Donc, si la conscience de soi et la subjectivité sont inséparables d’un(e) performer, son art n’est pas reproductible. Imaginons-nous qu’une artiste contemporaine comme Lucy Fandel, par exemple, présent la même performance chaque jour à la même heure, dans le même parc. Bien qu’ici la performance soit plutôt une chorographie répétée, le corps de l’artiste, mais aussi l’espace et les spectateurs seraient différents chaque fois qu’elle performe: le premier jour il neige, le deuxième jour elle est fatiguée et il pleut, le troisième jour il y a beaucoup de vent et ainsi de suite.

Strictement dit, l’aura des performances est vivante, changeante et non reproductible. Mais, si dans ce même exemple on filme tous les jours la performance de Lucy Fandel, on change la relation entre l’espace- temps et le corps et les spectateurs, parce que la médiation d’une machine (la caméra) peut documenter et après copier la performance pour sa distribution. Donc, si on transforme le format original de l’œuvre d’art, son aura se transforme aussi.

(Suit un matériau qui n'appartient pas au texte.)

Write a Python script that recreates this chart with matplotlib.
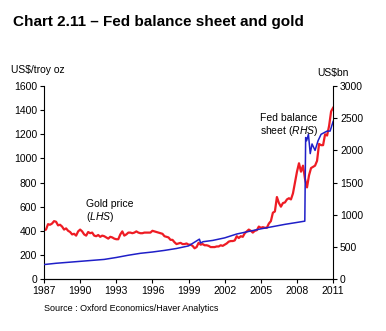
import numpy as np
import matplotlib.pyplot as plt

plt.rcParams['font.family'] = ['Liberation Sans', 'DejaVu Sans']
plt.rcParams['mathtext.fontset'] = 'custom'
plt.rcParams['mathtext.rm'] = 'Liberation Sans'
plt.rcParams['mathtext.it'] = 'Liberation Sans:italic'

# gold price, US$/troy oz, bi-monthly from Jan 1987
gold_years = 1987 + np.arange(0, 145) / 6.0
gold_price = [
    405, 410, 455, 450, 460, 480,
    475, 445, 450, 435, 410, 420,
    400, 390, 370, 375, 360, 395,
    410, 395, 370, 360, 390, 380,
    385, 360, 355, 365, 350, 360,
    355, 345, 335, 350, 345, 335,
    330, 330, 370, 395, 360, 370,
    385, 385, 380, 385, 395, 385,
    380, 380, 385, 385, 385, 385,
    400, 395, 390, 385, 380, 375,
    355, 350, 345, 325, 325, 305,
    290, 295, 300, 290, 290, 295,
    285, 285, 275, 255, 265, 300,
    285, 290, 280, 280, 275, 265,
    265, 265, 270, 270, 280, 275,
    285, 295, 310, 315, 315, 320,
    355, 340, 355, 350, 380, 395,
    410, 400, 385, 400, 405, 435,
    425, 430, 425, 425, 460, 480,
    550, 560, 680, 630, 600, 630,
    635, 660, 670, 660, 710, 800,
    890, 960, 890, 940, 830, 760,
    860, 920, 930, 940, 980, 1120,
    1110, 1110, 1200, 1190, 1270, 1390,
    1420,
]

# Fed balance sheet, US$bn
fed_years = [1987, 1988, 1989, 1990, 1991, 1992, 1993, 1994, 1995, 1996,
             1997, 1998, 1999, 1999.9, 2000.0, 2000.2, 2001, 2002, 2003,
             2004, 2005, 2006, 2007, 2008, 2008.65, 2008.72, 2008.8,
             2008.95, 2009.1, 2009.25, 2009.5, 2009.75, 2010, 2010.5,
             2010.75, 2011]
fed_bn = [225, 245, 260, 275, 290, 305, 335, 370, 400, 420,
          445, 475, 515, 620, 560, 580, 600, 640, 700,
          740, 780, 815, 850, 880, 900, 2200, 2150,
          2250, 1950, 2100, 2000, 2150, 2250, 2300,
          2300, 2450]

year_ticks = list(range(1987, 2012, 3))

fig = plt.figure(figsize=(3.86, 3.31), dpi=100)
ax = fig.add_axes([0.114, 0.157, 0.749, 0.583])
ax2 = ax.twinx()

ax.plot(gold_years, gold_price, color='#ee1c24', lw=1.6)
ax2.plot(fed_years, fed_bn, color='#1f1fc8', lw=1.1)

ax.set_xlim(1987, 2011)
ax.set_ylim(0, 1600)
ax.set_yticks(range(0, 1601, 200))
ax2.set_ylim(0, 3000)
ax2.set_yticks(range(0, 3001, 500))
ax.set_xticks(year_ticks)

for a in (ax, ax2):
    a.spines['top'].set_visible(False)
    a.tick_params(labelsize=7.5, length=3, width=0.8, pad=2)
ax.spines['right'].set_visible(False)
ax2.spines['left'].set_visible(False)

fig.text(0.034, 0.933, 'Chart 2.11 \u2013 Fed balance sheet and gold',
         fontsize=11, fontweight='bold', va='center')
fig.text(0.028, 0.79, 'US$/troy oz', fontsize=7.5, va='center')
fig.text(0.823, 0.78, 'US$bn', fontsize=7.5, va='center')
ax.text(1990.5, 560, 'Gold price\n($\\it{LHS}$)', fontsize=7.5,
        va='center', linespacing=1.1)
ax2.text(2004.9, 2380, 'Fed balance\nsheet ($\\it{RHS}$)', fontsize=7.5,
         va='center', linespacing=1.1)
fig.text(0.114, 0.068, 'Source : Oxford Economics/Haver Analytics',
         fontsize=6.5, va='center')

fig.savefig('out.png', dpi=100)
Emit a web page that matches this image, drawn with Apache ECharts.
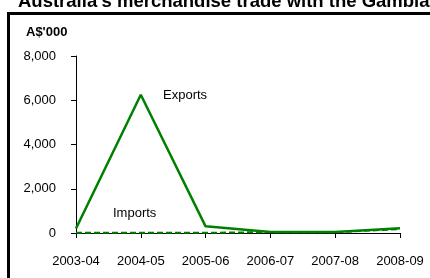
<!DOCTYPE html>
<html>
<head>
<meta charset="utf-8">
<script src="https://cdn.jsdelivr.net/npm/echarts@6/dist/echarts.min.js"></script>
<style>
  html, body { margin: 0; padding: 0; background: #fff; }
  #chart-container { width: 430px; height: 278px; }
</style>
</head>
<body>
<div id="chart-container"></div>
<script>
var years = ['2003-04', '2004-05', '2005-06', '2006-07', '2007-08', '2008-09'];
var exportsData = [200, 6250, 300, 50, 40, 220];
var importsData = [10, 10, 10, 40, 30, 180];
var yTicks = [0, 2000, 4000, 6000, 8000];

var dom = document.getElementById('chart-container');
var myChart = echarts.init(dom, null, { renderer: 'canvas' });
var font = 'Arial, "Liberation Sans", sans-serif';

var option = {
  animation: false,
  textStyle: { fontFamily: font },
  grid: { left: 76, right: 30, top: 56, bottom: 45 },
  graphic: [
    {
      type: 'rect',
      shape: { x: 8.5, y: 13.5, width: 440, height: 300 },
      style: { fill: null, stroke: '#000', lineWidth: 3 }
    },
    {
      type: 'text',
      left: 18, top: -8,
      style: { text: "Australia's merchandise trade with the Gambia", font: 'bold 18.5px ' + font, fill: '#000' }
    },
    {
      type: 'text',
      left: 26, top: 26,
      style: { text: "A$'000", font: 'bold 13px ' + font, fill: '#000' }
    },
    {
      type: 'text',
      left: 163, top: 89,
      style: { text: 'Exports', font: '13px ' + font, fill: '#000' }
    },
    {
      type: 'text',
      left: 113, top: 207,
      style: { text: 'Imports', font: '13px ' + font, fill: '#000' }
    }
  ],
  xAxis: {
    type: 'category',
    data: years,
    boundaryGap: false,
    axisLine: { lineStyle: { color: '#000', width: 1 } },
    axisTick: { show: true, length: 5, lineStyle: { color: '#000' } },
    axisLabel: { color: '#000', fontSize: 13, margin: 22, fontFamily: font },
    splitLine: { show: false }
  },
  yAxis: {
    type: 'value',
    min: yTicks[0],
    max: yTicks[yTicks.length - 1],
    interval: 2000,
    axisLine: { show: true, lineStyle: { color: '#000', width: 1 } },
    axisTick: { show: true, length: 5, lineStyle: { color: '#000' } },
    axisLabel: {
      color: '#000', fontSize: 13, margin: 20, fontFamily: font,
      formatter: function (v) { return v.toLocaleString('en-US'); }
    },
    splitLine: { show: false }
  },
  series: [
    {
      name: 'Imports',
      type: 'line',
      data: importsData,
      symbol: 'none',
      lineStyle: { color: '#008000', width: 2, type: [6, 3] }
    },
    {
      name: 'Exports',
      type: 'line',
      data: exportsData,
      symbol: 'none',
      lineStyle: { color: '#008000', width: 2.5 }
    }
  ]
};

myChart.setOption(option);
window.addEventListener('resize', myChart.resize);
</script>
</body>
</html>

J’ai proposé cet exemple dans un parc, parce que dans sa pratique artistique, Lucy Fandel connecte la danse, la nature et son corps pour «inviter les autres à trouver résonance dans ces espaces éphémères», en remplaçant le musée et la scène de théâtre par les parcs et les paysages. Á travers des actions éphémères toujours à l’extérieur, elle propose une revendication de l’intimité entre la nature et les humains.

Possiblement, quand on parle des pratiques éco-somatiques comme celle-ci, on doit mélanger l’esprit des artistes et l’aura de son œuvre d’art pour essayer de mieux comprendre quelle est la place de la nature dans l’expérience des performeurs et aussi des spectateurs. Ce que je veux dire c’est que si on parle des artistes comme Lucy Fandel ou Laura Burns pour discuter l’aura des performances, peut être le corps n’est pas suffisant pour expliquer ce qui est essentiel…Pour elles, la nature est la fin et le moyens, le début et la terminaison.

Pour finir, on doit continuer à réfléchir sur l’aura des pratiques artistiques contemporaines, parce qu’aujourd’hui la technification et la reproduction massive des images ont changé notre expérience esthétique et sensible avec le monde: la technologie a conquis les espaces quotidiens, académiques et artistiques á travers des outils numériques qui menacent l’indépendence et l’originalité des artistes. Dans ce contexte, la performance et les pratiques attentionnelles en arts sont une alternative qui résiste contre l’intelligence artificielle, les deepfakes, les NFTS et le métavers.

    

Références

Benjamin, W. (1936). L’œuvre d’art à l’époque de sa reproduction mécanisée. Zeitschrift für Sozialforschung, 5(1), 40-68.